Perhaps the star of the novel is Kenya, Tennessee’s daughter, who after years of watching Tip and Teddy and their family, gets to know them. She is an entirely lovable character — young, naive, full of promise and empathy for others. This is sharply contrasted with the adults who are jaded by life and becoming increasingly pessimistic.
“The boys hadn’t realized that she [Kenya] was crying for what her mother was enduring, or might have endured. They had thought that she was like any other child and so would be crying for herself. They had cried for themselves when their mother died. They were younger of course, they understood less, but they had never cried because their mother was suffering. They cried because they wanted her to take care of them the way she always had before. They cried for her reassurance.”

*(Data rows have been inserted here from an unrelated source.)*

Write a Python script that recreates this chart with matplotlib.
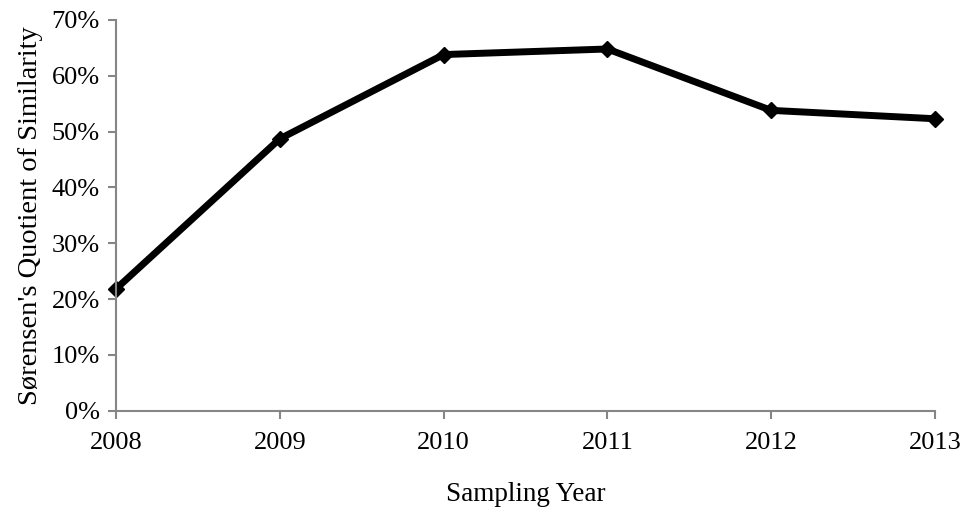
import matplotlib
matplotlib.use("Agg")
import matplotlib.pyplot as plt
from matplotlib.ticker import PercentFormatter

years = ['2008', '2009', '2010', '2011', '2012', '2013']
similarity = [21.8, 48.7, 63.8, 64.8, 53.8, 52.3]
yticks = [0, 10, 20, 30, 40, 50, 60, 70]

plt.rcParams['font.family'] = 'Liberation Serif'

fig = plt.figure(figsize=(9.66, 5.12), dpi=100)
ax = fig.add_axes([0.12, 0.198, 0.848, 0.763])

x = range(len(years))
ax.plot(x, similarity, color='black', lw=5, marker='D', ms=8.5, solid_joinstyle='miter', clip_on=False)

ax.set_xlim(0, len(years) - 1)
ax.set_ylim(0, 70)
ax.set_xticks(list(x))
ax.set_xticklabels(years)
ax.set_yticks(yticks)
ax.yaxis.set_major_formatter(PercentFormatter(decimals=0))

for s in ['top', 'right']:
    ax.spines[s].set_visible(False)
for s in ['left', 'bottom']:
    ax.spines[s].set_color('#868686')
    ax.spines[s].set_linewidth(1.5)
ax.tick_params(colors='#868686', labelcolor='black', labelsize=19, width=1.5, length=5.5, pad=6)
ax.tick_params(axis='x', pad=10)

ax.set_xlabel('Sampling Year', fontsize=19.5, labelpad=20)
ax.set_ylabel("Sørensen's Quotient of Similarity", fontsize=20.5, labelpad=6)

fig.savefig('out.png', dpi=100)
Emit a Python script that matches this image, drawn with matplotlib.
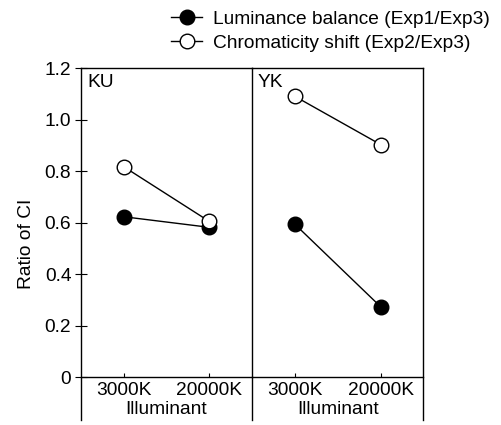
import matplotlib
matplotlib.use('Agg')
import matplotlib.pyplot as plt
from matplotlib.lines import Line2D

plt.rcParams['font.family'] = ['Liberation Sans', 'DejaVu Sans']

# ---- data ----
illuminants = ['3000K', '20000K']
subjects = ['KU', 'YK']
luminance_balance = {'KU': [0.623, 0.582], 'YK': [0.594, 0.274]}
chromaticity_shift = {'KU': [0.817, 0.605], 'YK': [1.090, 0.903]}
y_ticks = [0, 0.2, 0.4, 0.6, 0.8, 1.0, 1.2]
y_ticklabels = ['0', '0.2', '0.4', '0.6', '0.8', '1.0', '1.2']

FS = 13.8
fig = plt.figure(figsize=(5.02, 4.25), dpi=100)
W0, W1, W2 = 0.1614, 0.502, 0.8436
bottom, top = 0.012, 0.84
axes = [fig.add_axes([W0, bottom, W1 - W0, top - bottom]),
        fig.add_axes([W1, bottom, W2 - W1, top - bottom])]

x = [1, 2]
for ax, subj in zip(axes, subjects):
    ax.patch.set_alpha(0)
    ax.plot(x, luminance_balance[subj], color='black', lw=1.0, marker='o',
            ms=10.5, mfc='black', mec='black', zorder=3)
    ax.plot(x, chromaticity_shift[subj], color='black', lw=1.0, marker='o',
            ms=10.5, mfc='white', mec='black', mew=1.0, zorder=3)
    ax.set_xlim(0.5, 2.5)
    ax.set_ylim(-0.165, 1.2)
    ax.spines['bottom'].set_position(('data', 0))
    for s in ax.spines.values():
        s.set_linewidth(1.0)
    ax.set_xticks(x)
    ax.set_xticklabels(illuminants, fontsize=FS)
    ax.tick_params(axis='x', direction='in', length=3, width=0.8, pad=3)
    ax.set_xlabel('Illuminant', fontsize=FS, labelpad=2)
    ax.text(0.035, 0.982, subj, transform=ax.transAxes, fontsize=FS,
            ha='left', va='top')

axes[0].set_yticks(y_ticks)
axes[0].set_yticklabels(y_ticklabels, fontsize=FS)
axes[0].tick_params(axis='y', direction='inout', length=8, width=0.8, pad=3)
axes[0].set_ylabel('Ratio of CI', fontsize=FS)
axes[0].yaxis.set_label_coords(-0.27, 0.50)
axes[1].set_yticks([])
axes[0].spines['right'].set_visible(False)

handles = [
    Line2D([], [], color='black', lw=1.0, marker='o', ms=10.5, mfc='black', mec='black'),
    Line2D([], [], color='black', lw=1.0, marker='o', ms=10.5, mfc='white', mec='black'),
]
fig.legend(handles, ['Luminance balance (Exp1/Exp3)', 'Chromaticity shift (Exp2/Exp3)'],
           loc='upper left', bbox_to_anchor=(0.32, 1.0), frameon=False,
           fontsize=FS, handlelength=1.6, handletextpad=0.6, labelspacing=0.35,
           borderaxespad=0.15)

fig.savefig('out.png', dpi=100, facecolor='white')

The novel is threaded with political and religious themes, and unpacks racial disparities. But of course, my interest is with the mothers in the novel. Bernadette is the first one we learn about, and although she is already dead she looms large in the consciousness of most of the characters. She adored her boys, and her death is a catastrophic marker in their lives. Next is Tennessee, who actually did not give up Tip until after Teddy was born. This decision is couched in some judgement, but Patchett deftly unravels this decision, sharing Tennessee’s angst and desperation to give her children the best lives possible. This is not a story about how adoption is easy. Tip and Teddy had doting parents and found success that they likely would have struggled more to achieve in different circumstances.
We get to know Tennessee mostly through Kenya, who adores her. It is evident that Tennessee is a doting mother who sets high standards and, although does not have much money, has given Kenya a loving home. It is late in the novel when we learn the details of Tennessee’s decisions, and a secret that makes everything make sense.
What I love about this novel is its dedication to showing all types of mothers, and the complicated nature of the relationship between mother and child. Bernadette did not need to give birth to Tip and Teddy for them to be her children, but at the same time, Patchett gives voice to the mother who gave them up. Four stars.